I am Karen, one of the ethnic groups from Myanmar subjected to ethnic cleansing for many decades. When I was five months old, civil war struck our village and my family had to flee to a refugee camp on the border of Thailand, where I lived for 12 years.

During summer, it was really hot, and during the rainy season, we got wet because our houses were just made out of bamboo and leaves. The food was rationed weekly – rice, fish paste and yellow beans, and that was it for 12 years. But that kind of suffering was considered normal. My mother reminded us every day that we were very, very lucky because we had been saved, and we hadn’t had to run from the bullets, fleeing from one place to another…

It was only when we came to Australia that I realized we were not lucky living in that refugee camp at all. That’s how perspective changes.

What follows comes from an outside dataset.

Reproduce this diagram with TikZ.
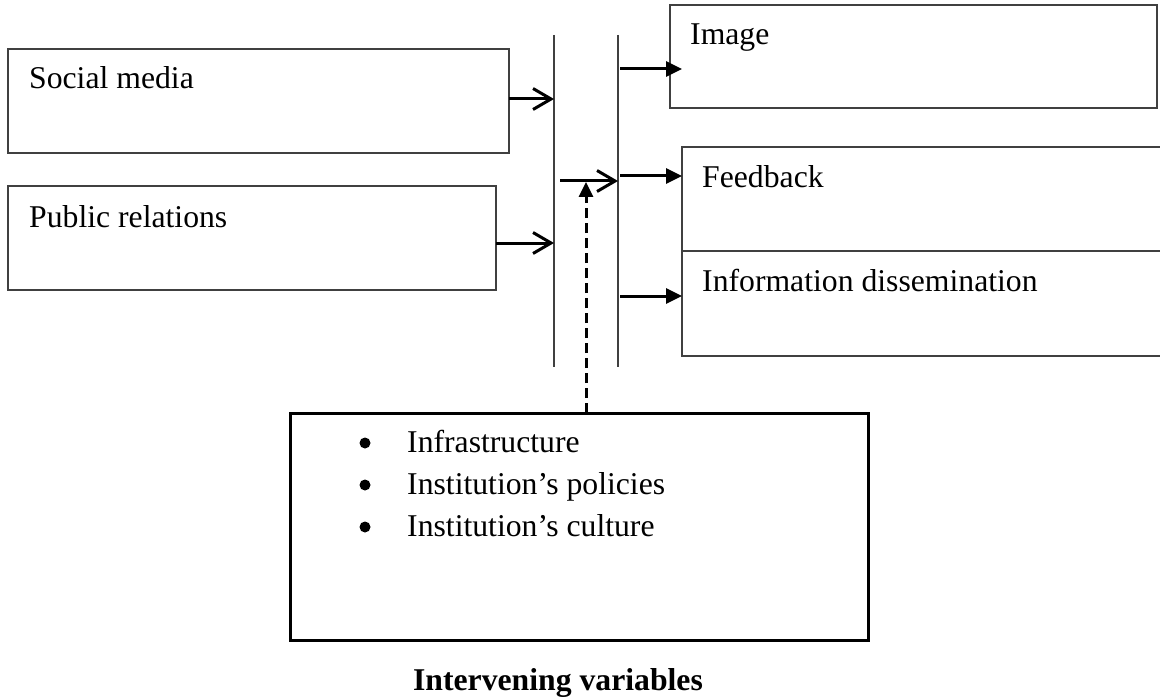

Although I didn’t receive a proper education in the camp and knew almost no English when I came to Australia, I’m now in my third year of a double degree in Business and Law. When I was a kid, I never dreamed that I would get the chance to study at university. All I wanted was to be a soldier when I grew up so I could defend my people. Every day, we heard of village after village being burned, of women being gang-raped, of our people being tortured, and killed, and it was very hard to ignore.

Now, in my spare time, I’m volunteering with settlement services helping other refugees and migrants. Through this work, I have realized that even when refugees come from different countries, our stories are the same – the same feelings, the same fears, and the same relief that we are now safe.

Like most girls from my cultural background, I’m a bit shy and conservative. But I wanted to do this interview to break the stereotype about refugees. If we are given the right resources and the right opportunities and if we seize those opportunities, we can achieve anything other people can, and build a new life. But many refugees have had traumatic experiences – some have been tortured, or had family members killed – so when they come here, they are sometimes very scared to open up to the larger community. They think that it’s safer to stay in a corner and be quiet.

It takes other people to break down the wall, to welcome them, to come and say, ‘We want you here. We are the same human beings. We have this right. You have the same right.’